Task objective
Starting from the top of the material, restate each line exactly until the line that contains "plt.rcParams['font.family'] = ['Open", which is also copied. Pictures are excluded.
=== Entries shown ===
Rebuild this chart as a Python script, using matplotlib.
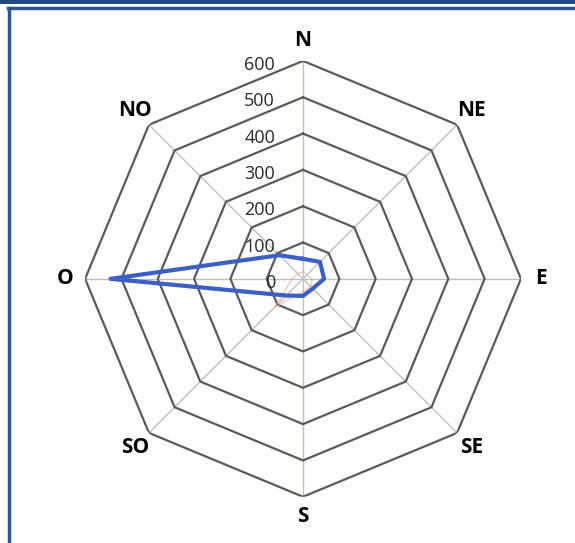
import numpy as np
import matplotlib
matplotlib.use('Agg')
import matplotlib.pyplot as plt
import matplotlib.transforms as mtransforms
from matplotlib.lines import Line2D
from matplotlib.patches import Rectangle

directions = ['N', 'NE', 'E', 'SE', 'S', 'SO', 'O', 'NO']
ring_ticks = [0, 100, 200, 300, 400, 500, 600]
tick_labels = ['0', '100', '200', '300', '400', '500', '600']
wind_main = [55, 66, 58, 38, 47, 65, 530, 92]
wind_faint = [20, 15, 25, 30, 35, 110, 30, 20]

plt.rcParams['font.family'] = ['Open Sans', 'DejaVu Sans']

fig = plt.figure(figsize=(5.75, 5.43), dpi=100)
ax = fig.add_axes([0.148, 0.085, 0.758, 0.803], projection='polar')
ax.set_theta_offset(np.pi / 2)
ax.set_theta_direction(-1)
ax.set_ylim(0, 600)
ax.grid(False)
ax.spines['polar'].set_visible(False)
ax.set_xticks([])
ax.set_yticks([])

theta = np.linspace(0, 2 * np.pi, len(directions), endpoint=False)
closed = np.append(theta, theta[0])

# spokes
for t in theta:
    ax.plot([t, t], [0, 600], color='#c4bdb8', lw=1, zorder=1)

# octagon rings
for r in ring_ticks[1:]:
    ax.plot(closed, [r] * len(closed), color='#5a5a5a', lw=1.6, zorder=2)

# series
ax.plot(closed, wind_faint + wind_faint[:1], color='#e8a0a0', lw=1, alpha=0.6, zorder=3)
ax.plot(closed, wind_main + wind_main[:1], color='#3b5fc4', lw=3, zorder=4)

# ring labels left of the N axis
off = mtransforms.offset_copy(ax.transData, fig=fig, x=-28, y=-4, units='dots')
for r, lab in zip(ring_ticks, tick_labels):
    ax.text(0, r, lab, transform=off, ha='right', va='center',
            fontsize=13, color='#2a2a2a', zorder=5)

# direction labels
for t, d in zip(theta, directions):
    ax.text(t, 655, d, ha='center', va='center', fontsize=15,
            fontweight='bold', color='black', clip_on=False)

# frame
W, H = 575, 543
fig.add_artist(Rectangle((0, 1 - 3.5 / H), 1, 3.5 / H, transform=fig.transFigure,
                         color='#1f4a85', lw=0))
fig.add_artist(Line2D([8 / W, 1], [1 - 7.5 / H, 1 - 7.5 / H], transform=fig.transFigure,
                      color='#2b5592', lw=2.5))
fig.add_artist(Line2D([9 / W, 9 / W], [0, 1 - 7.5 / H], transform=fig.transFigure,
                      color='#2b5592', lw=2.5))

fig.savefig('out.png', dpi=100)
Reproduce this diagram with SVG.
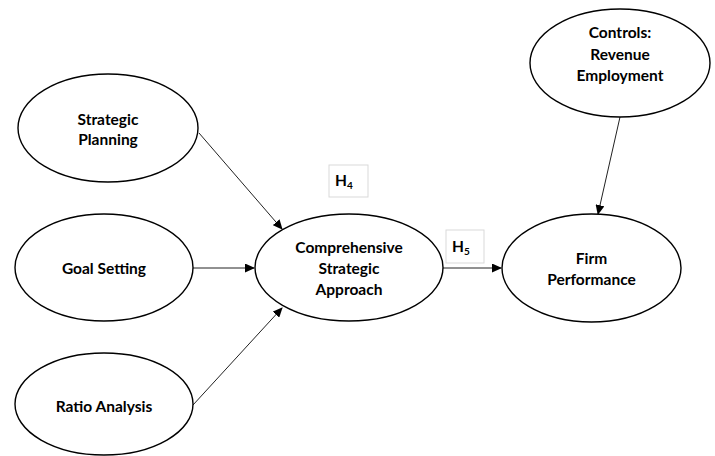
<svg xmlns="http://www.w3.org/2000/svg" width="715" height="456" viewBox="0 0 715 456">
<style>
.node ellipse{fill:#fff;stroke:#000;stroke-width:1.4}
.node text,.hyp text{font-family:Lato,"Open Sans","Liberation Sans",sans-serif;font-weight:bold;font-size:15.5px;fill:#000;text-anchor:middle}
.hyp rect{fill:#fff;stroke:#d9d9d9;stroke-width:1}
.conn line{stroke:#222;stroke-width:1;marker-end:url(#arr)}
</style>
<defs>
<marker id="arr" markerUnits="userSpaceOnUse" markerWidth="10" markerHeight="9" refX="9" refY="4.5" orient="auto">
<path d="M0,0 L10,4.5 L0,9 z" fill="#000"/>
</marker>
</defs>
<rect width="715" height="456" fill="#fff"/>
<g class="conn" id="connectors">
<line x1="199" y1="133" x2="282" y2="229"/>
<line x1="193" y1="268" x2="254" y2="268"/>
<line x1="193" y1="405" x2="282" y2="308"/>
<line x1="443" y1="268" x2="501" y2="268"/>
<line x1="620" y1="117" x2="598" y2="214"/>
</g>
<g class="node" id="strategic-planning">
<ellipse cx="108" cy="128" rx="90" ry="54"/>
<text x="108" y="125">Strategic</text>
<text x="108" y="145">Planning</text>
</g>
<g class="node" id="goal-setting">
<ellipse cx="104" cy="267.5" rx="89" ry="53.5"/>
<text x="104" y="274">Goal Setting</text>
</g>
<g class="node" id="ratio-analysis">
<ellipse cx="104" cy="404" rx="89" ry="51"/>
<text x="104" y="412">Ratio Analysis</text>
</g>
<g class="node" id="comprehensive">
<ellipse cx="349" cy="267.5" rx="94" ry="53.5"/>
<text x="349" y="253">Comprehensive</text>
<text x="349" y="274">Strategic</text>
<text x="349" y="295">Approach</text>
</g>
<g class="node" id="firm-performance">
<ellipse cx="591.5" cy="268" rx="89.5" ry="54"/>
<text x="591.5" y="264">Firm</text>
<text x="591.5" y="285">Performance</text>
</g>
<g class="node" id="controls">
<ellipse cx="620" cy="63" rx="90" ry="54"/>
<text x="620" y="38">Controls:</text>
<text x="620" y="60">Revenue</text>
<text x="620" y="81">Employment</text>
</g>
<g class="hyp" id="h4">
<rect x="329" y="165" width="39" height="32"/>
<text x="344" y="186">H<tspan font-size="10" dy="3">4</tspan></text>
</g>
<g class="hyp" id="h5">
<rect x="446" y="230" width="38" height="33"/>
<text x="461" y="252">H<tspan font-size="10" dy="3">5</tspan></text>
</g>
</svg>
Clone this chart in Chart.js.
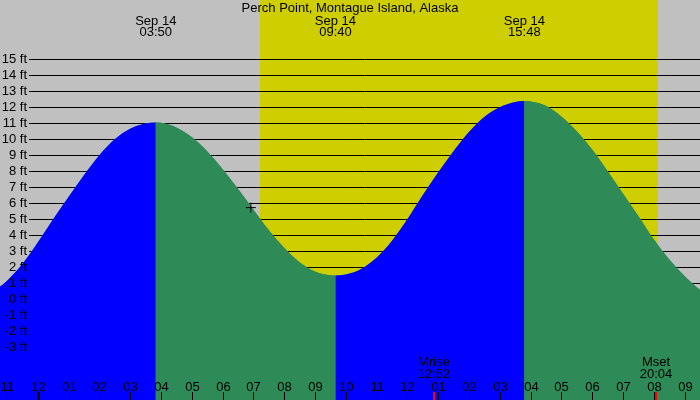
===
Response to the exercise
Rebuild this chart as a Python script, using matplotlib.
import numpy as np
import matplotlib
matplotlib.use('Agg')
import matplotlib.pyplot as plt
import matplotlib.transforms as mtransforms
from matplotlib.lines import Line2D
from matplotlib.patches import Rectangle

directions = ['N', 'NE', 'E', 'SE', 'S', 'SO', 'O', 'NO']
ring_ticks = [0, 100, 200, 300, 400, 500, 600]
tick_labels = ['0', '100', '200', '300', '400', '500', '600']
wind_main = [55, 66, 58, 38, 47, 65, 530, 92]
wind_faint = [20, 15, 25, 30, 35, 110, 30, 20]

plt.rcParams['font.family'] = ['Open Sans', 'DejaVu Sans']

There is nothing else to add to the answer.